RSSBox used to have Facebook support (but only for public pages, no personal content), but when Facebook started cordoning off their API two years ago, I had to turn it off since I was unable to get my application approved. The code is still there, but I am doubtful it would work even if you manage to get an API key that works. I think the best option may be to scrape the web content now, unfortunately.

trog · on June 20, 2020

I have assumed for a while the only way to convert FB -> RSS would be to scrape the home page, but from what I recall the HTML & DOM is all kinds of messed up - intentionally obfuscated to prevent adblocking.
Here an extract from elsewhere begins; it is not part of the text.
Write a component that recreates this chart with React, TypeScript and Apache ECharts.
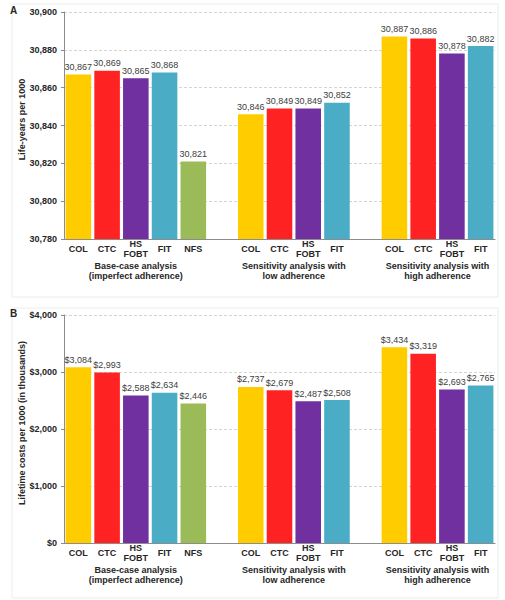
import React, { useEffect, useRef } from "react";
import * as echarts from "echarts";

// ---- Data ----
const strategiesBase = ["COL", "CTC", "HS\nFOBT", "FIT", "NFS"];
const strategiesSens = ["COL", "CTC", "HS\nFOBT", "FIT"];
const strategyColors: Record<string, string> = {
  COL: "#FFCC00",
  CTC: "#FF2222",
  "HS\nFOBT": "#7030A0",
  FIT: "#4BACC6",
  NFS: "#9BBB59",
};
const groupTitles = [
  "Base-case analysis\n(imperfect adherence)",
  "Sensitivity analysis with\nlow adherence",
  "Sensitivity analysis with\nhigh adherence",
];
const lifeYearsBase = [30867, 30869, 30865, 30868, 30821];
const lifeYearsLow = [30846, 30849, 30849, 30852];
const lifeYearsHigh = [30887, 30886, 30878, 30882];
const costsBase = [3084, 2993, 2588, 2634, 2446];
const costsLow = [2737, 2679, 2487, 2508];
const costsHigh = [3434, 3319, 2693, 2765];
const lifeTicks = { min: 30780, max: 30900, interval: 20 };
const costTicks = { min: 0, max: 4000, interval: 1000 };

// build categories with an empty spacer slot between groups
const groups = [strategiesBase, strategiesSens, strategiesSens];
const categories: string[] = [];
const groupCenters: number[] = [];
groups.forEach((g, gi) => {
  if (gi > 0) categories.push("");
  const start = categories.length;
  g.forEach((s) => categories.push(s));
  groupCenters.push(start + (g.length - 1) / 2);
});

function buildData(parts: number[][]) {
  const out: any[] = [];
  parts.forEach((p, gi) => {
    if (gi > 0) out.push("-");
    p.forEach((v, i) => {
      const cat = groups[gi][i];
      out.push({ value: v, itemStyle: { color: strategyColors[cat] } });
    });
  });
  return out;
}

const FONT = 'Arial, "Liberation Sans", sans-serif';
const fmt = (v: number) => v.toLocaleString("en-US");

export default function App() {
  const ref = useRef<HTMLDivElement>(null);
  useEffect(() => {
    const chart = echarts.init(ref.current!, null, { renderer: "svg" });
    const grids = [
      { left: 64, right: 10, top: 12, height: 227 },
      { left: 64, right: 10, top: 315, height: 228 },
    ];
    const makeCatAxis = (gi: number) => ({
      type: "category",
      gridIndex: gi,
      data: categories,
      axisLine: { show: true, onZero: false, lineStyle: { color: "#8c8c8c", width: 1 } },
      axisTick: { show: false },
      axisLabel: {
        interval: 0,
        margin: 10,
        verticalAlign: "middle",
        fontFamily: FONT,
        fontSize: 9,
        fontWeight: "bold",
        color: "#262626",
        lineHeight: 9.5,
      },
    });
    const makeGroupAxis = (gi: number) => ({
      type: "value",
      gridIndex: gi,
      position: "bottom",
      min: -0.5,
      max: categories.length - 0.5,
      interval: 0.5,
      axisLine: { show: false, onZero: false },
      axisTick: { show: false },
      splitLine: { show: false },
      axisLabel: {
        margin: 32,
        verticalAlign: "middle",
        fontFamily: FONT,
        fontSize: 9,
        fontWeight: "bold",
        color: "#262626",
        lineHeight: 10,
        formatter: (v: number) => {
          const idx = groupCenters.findIndex((c) => Math.abs(c - v) < 1e-6);
          return idx >= 0 ? groupTitles[idx] : "";
        },
      },
    });
    const makeValAxis = (gi: number, t: any, name: string, f: (v: number) => string) => ({
      type: "value",
      gridIndex: gi,
      min: t.min,
      max: t.max,
      interval: t.interval,
      name,
      nameLocation: "middle",
      nameGap: 38,
      nameMoveOverlap: false,
      nameTextStyle: {
        fontFamily: FONT,
        fontSize: 9,
        fontWeight: "bold",
        color: "#262626",
        padding: [0, 0, 0, 12],
      },
      axisLine: { show: true, onZero: false, lineStyle: { color: "#8c8c8c" } },
      axisTick: { show: true, length: 3, lineStyle: { color: "#8c8c8c" } },
      splitLine: { show: true, lineStyle: { color: "#d4d4d4", type: [3, 2] } },
      axisLabel: {
        margin: 7,
        fontFamily: FONT,
        fontSize: 9,
        fontWeight: "bold",
        color: "#262626",
        formatter: f,
      },
    });
    const labelStyle = (f: (v: number) => string) => ({
      show: true,
      position: "top",
      distance: 3,
      fontFamily: FONT,
      fontSize: 9,
      color: "#404040",
      formatter: (p: any) => f(p.value),
    });
    chart.setOption({
      animation: false,
      backgroundColor: "#ffffff",
      grid: grids,
      xAxis: [makeCatAxis(0), makeGroupAxis(0), makeCatAxis(1), makeGroupAxis(1)],
      yAxis: [
        makeValAxis(0, lifeTicks, "Life-years per 1000", fmt),
        makeValAxis(1, costTicks, "Lifetime costs per 1000 (in thousands)", (v) => "$" + fmt(v)),
      ],
      series: [
        {
          type: "bar",
          xAxisIndex: 0,
          yAxisIndex: 0,
          barWidth: "89%",
          data: buildData([lifeYearsBase, lifeYearsLow, lifeYearsHigh]),
          label: labelStyle(fmt),
        },
        {
          type: "bar",
          xAxisIndex: 2,
          yAxisIndex: 1,
          barWidth: "89%",
          data: buildData([costsBase, costsLow, costsHigh]),
          label: labelStyle((v) => "$" + fmt(v)),
        },
      ],
      graphic: [
        {
          type: "rect",
          shape: { x: 12, y: 4, width: 486, height: 293 },
          style: { fill: "none", stroke: "#ececec", lineWidth: 1 },
          silent: true,
        },
        {
          type: "rect",
          shape: { x: 12, y: 308, width: 486, height: 290 },
          style: { fill: "none", stroke: "#ececec", lineWidth: 1 },
          silent: true,
        },
        {
          type: "text",
          x: 10,
          y: 5,
          style: { text: "A", font: `bold 10px ${FONT}`, fill: "#262626" },
        },
        {
          type: "text",
          x: 10,
          y: 308,
          style: { text: "B", font: `bold 10px ${FONT}`, fill: "#262626" },
        },
      ],
    });
    return () => chart.dispose();
  }, []);
  return (
    <div
      ref={ref}
      style={{ position: "absolute", left: 0, top: 0, width: 505, height: 600 }}
    />
  );
}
From a quick look just now it does seem like it would be a nightmare to try to parse it as-is - and I would guess FB changes a lot of the output regularly anyway to defeat adblockers, making efforts to keep up pretty challenging.

derefr · on June 21, 2020

It almost sounds like a problem best solved with OCR, rather than scraping per se. Build a simple model to recognize “posts” from screenshots, and output the rectangular viewport regions of their inner content; then build some GIS-like layered 2D interval tree of all the DOM regions, such that you could ask Puppeteer et al to filter for every DOM node with visibility overlap with that viewport region; extract every single Unicode grapheme-cluster within those nodes separately, annotated with its viewport XY position; and finally, use the same kind of model that lets PDF readers you highlight “text” (i.e. arbitrary bags of absolute-positioned graphemes) in PDFs, to “un-render” the DOM nodes’ bag of positioned graphemes back into a stream of space/line/paragraph-segmented text.

ChrisHardie · on June 21, 2020

I wrote about trying to do this for Facebook page events as an example. Code sample included:

https://chrishardie.com/2019/10/unlocking-community-events-f...